Time runs out for Dukuduku
Conservationists warn that immediate drastic action is necessary to save the indigenous Dukuduku forest, which borders the Greater St Lucia World Heritage Site.
The once-pristine stretch of rare coastal sand forest is being destroyed by thousands of illegal squatters who have been living on the land since 1975. And a poisonous weed that has invaded the cleared land is putting the forest at further risk.
An attempt in 1992 failed to move the squatters to an adjacent piece of land and by 1996 the forest had been badly damaged.
In 1998 Kader Asmal, then minister of water affairs and forestry, decreed that land adjacent to the forest would be bought and the squatters would be settled there.
Asmal made it clear that further occupation of the forest was forbidden, but not much had been achieved a year later when the Greater St Lucia Wetland Park was declared a World Heritage Site.
In 2000 a sugar farm next to the forest was bought for R11-million. The squatters said they would also require land for grazing, and a further portion of land along the Umfolozi river was recently bought for about R9-million.
The Department of Water Affairs and Forestry says about 700 families have applied for relocation to the sugar farm. The new settlement has been christened Zwelisha (new beginning).
“We are waiting for funding from the Department of Housing,” says Fez Sineke, a consultant working for the Greater St Lucia Wetland Park Authority and the Department of Water Affairs and Forestry. “We will soon be putting out tenders for developers and are hoping to start building in the next few months.”
But farmers living in the area are concerned that the government is creating an expensive squatter camp.
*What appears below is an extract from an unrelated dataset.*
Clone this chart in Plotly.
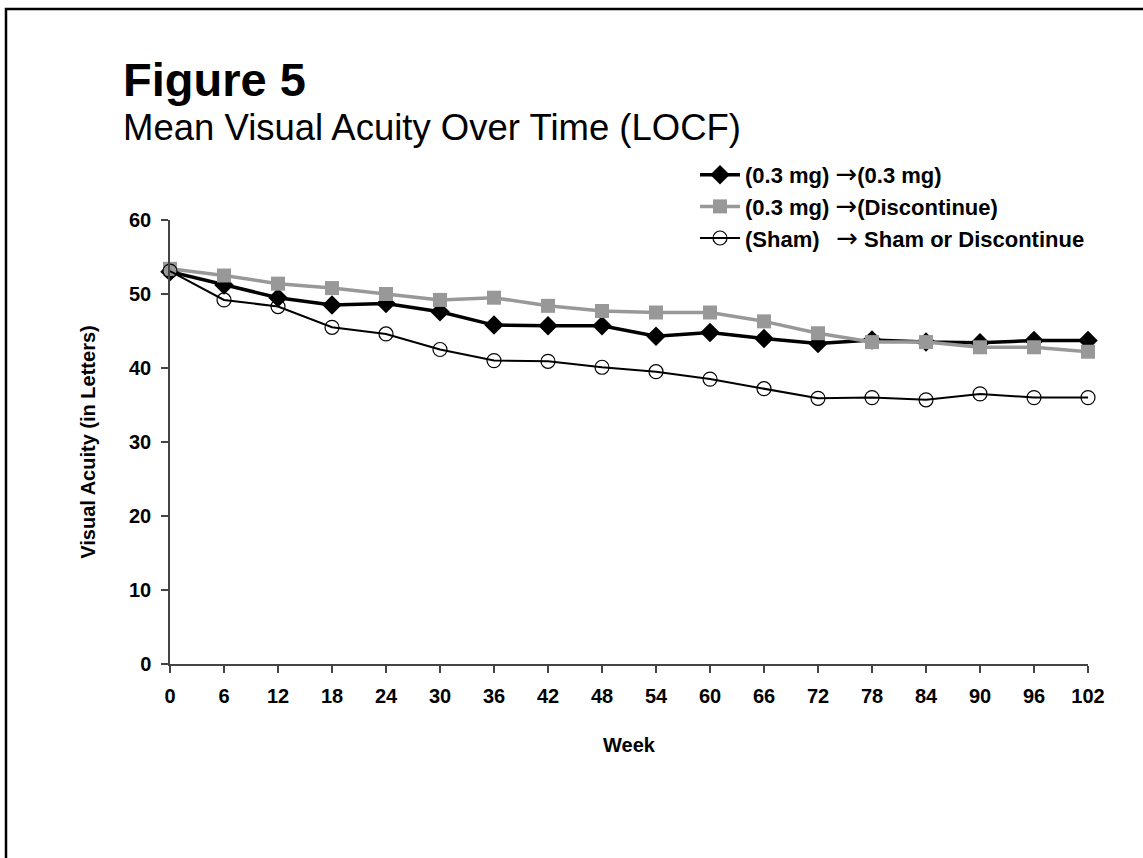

Last year 46 687 people lived in the illegal settlement in the forest. The head count was done by the squatters themselves, in preparation for new municipal boundaries last year. This is an enormous discrepancy with the 6000 people the department is expecting to resettle.
“In 1998 the government offered the people living in the forest a ‘legitimate’ area to settle,” says a farmer who does not want to be named. “The people accepted the homes and moved into them, creating a vacuum in the forest that was quickly filled with new arrivals. Some people even stayed in the forest and rented out their new homes to newcomers from elsewhere. We are worried that this is going to happen all over again.”
The farmer says the relationship between the squatters and the farmers is strained. “As can be expected, the farmers are nervous about having a large settlement of mostly unemployed people going up next door. If we could believe the assurances of the government—that there are only about 6 000 people and they will be employed in ecological rehabilitation of the forest—we would not worry. But unfortunately the evidence is not good.”
Conservationists are concerned that the squatters will not move in time to save the forest. Most residents in St Lucia and Mtubatuba have written off the forest, saying it is unlikely the squatters will ever be successfully relocated or that the forest will ever be rehabilitated.
Cleared patches of ground within the forest are being invaded by the poisonous Chromaleana odorato, which has become a conservation headache in KwaZulu-Natal. The weed gives the forest a deceptively green appearance, but leaves it sterile.
Even if the squatters move out tomorrow, the weed will remain. And if previous efforts to fight chromalena are anything to go by, getting rid of this insidious weed will be more difficult to undertake than any efforts to remove the squatters.